With our growing understanding of the physiological impact of light on human beings, from regulating the production of melatonin to stimulating serotonin our ‘happy’ juice, we’re switched on to its many practical benefits, and designers are increasingly playful with the aesthetic possibilities too.
From unimposing accent lighting that subtly builds on a mood to bold, eye catching statement pieces that are dynamic protagonists in design stories, artificial lights have come a long way since Edison.
Designers such as Mitchell Coll of Coll Architecture are fluent in light language as illustrated by his award-winning workingman’s cottages on Madras Street in Christchurch. Governed by principles of energy efficiency, sustainability and durability, the lighting may be the perfect finishing touch to the development, but it’s inclusion was never an afterthought.
“The main thing we wanted to do around the detailing of the lighting was to ensure that it contributed to a feeling of the design being whole rather than the lighting being an afterthought which is often the case. This is where we got in to using the custom recessed striplights and stepping away from market fittings. In other areas, we didn’t want to go overboard on the expense so we used batten hangers.
“The other part with lighting is trying to get the wattage and location right for the usage or usages of the room. Where we need multiple lights for working and relaxing, we can introduce dimmers.
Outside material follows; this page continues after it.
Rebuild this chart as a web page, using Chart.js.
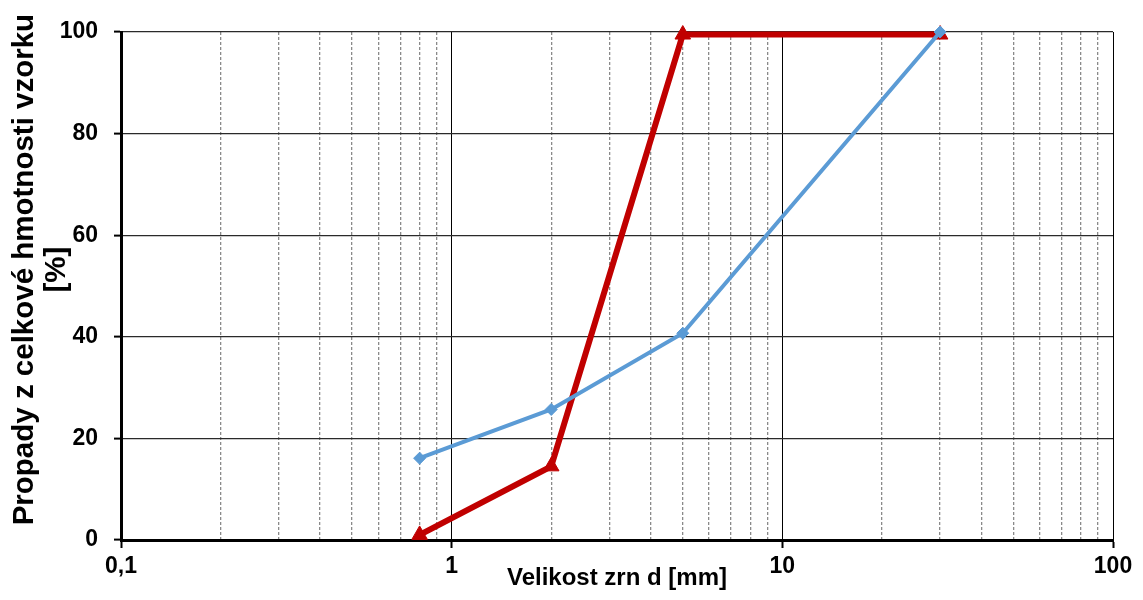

In Madras Street, we used low wattage lights located in places like the apex of the ceiling which created a low glow across the room. When you are home and want to relax, you don’t need a working level of light.”
Like artificial light, natural light is often used to articulate spaces, expand and accentuate rooms, delineate between areas, and create ambience. Beyond this, it serves many great purposes, such as achieving optimal thermal comfort and minimising peak energy demand.
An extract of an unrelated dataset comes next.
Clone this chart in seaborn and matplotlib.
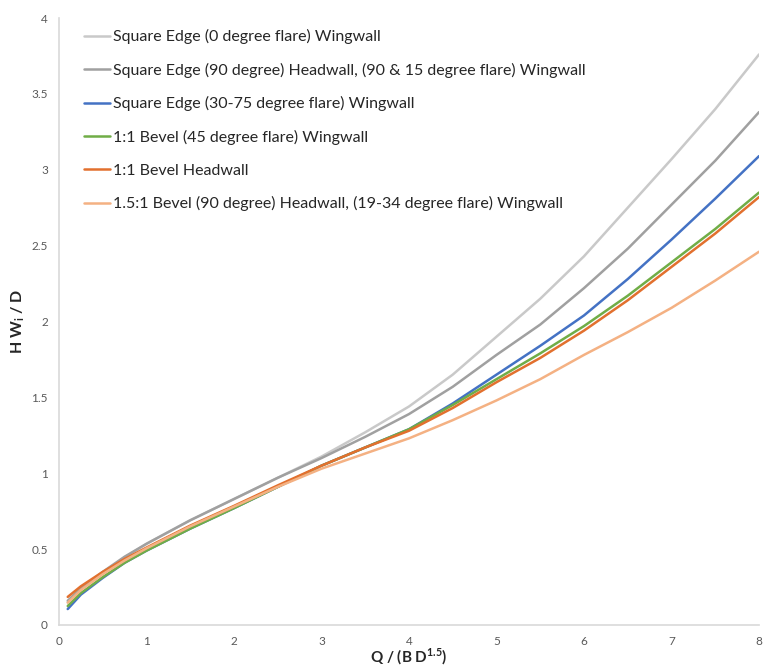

David Maurice of LTD Architectural Design Studio is adept at both taming and liberating organic light sources to create magic in homes. David’s extraordinary use of natural lighting is showcased in his Puhoi based ‘back country house’. Inspired by energy efficient values, the strategic placement of skylights harnesses the best Mother Nature has to offer.
David says a key consideration was how to get the house to warm up as early as possible in the winter months and to get that ‘first light of the day’ in and deep into the floor plan. “It’s not so much the same in summer though, it can be too full on. With natural light, there is the diffused or ambient light from the south which is easier to deal with - so the more the better here, and then direct light, which you are trying to control because it can be problematic if you have too much of it and it can overcook the house.” Control mechanisms for this challenge include shutters, blinds, screenings and roof overhangs.
“A big part of what I’m trying to gauge from the client at the start is their different preferences. It’s not just the amount of light they prefer, it’s the types of light. You can get software based models, which will never quite tell you exactly the quality of light you are going to get at particular times during the day and the year, so this is where local knowledge is important.”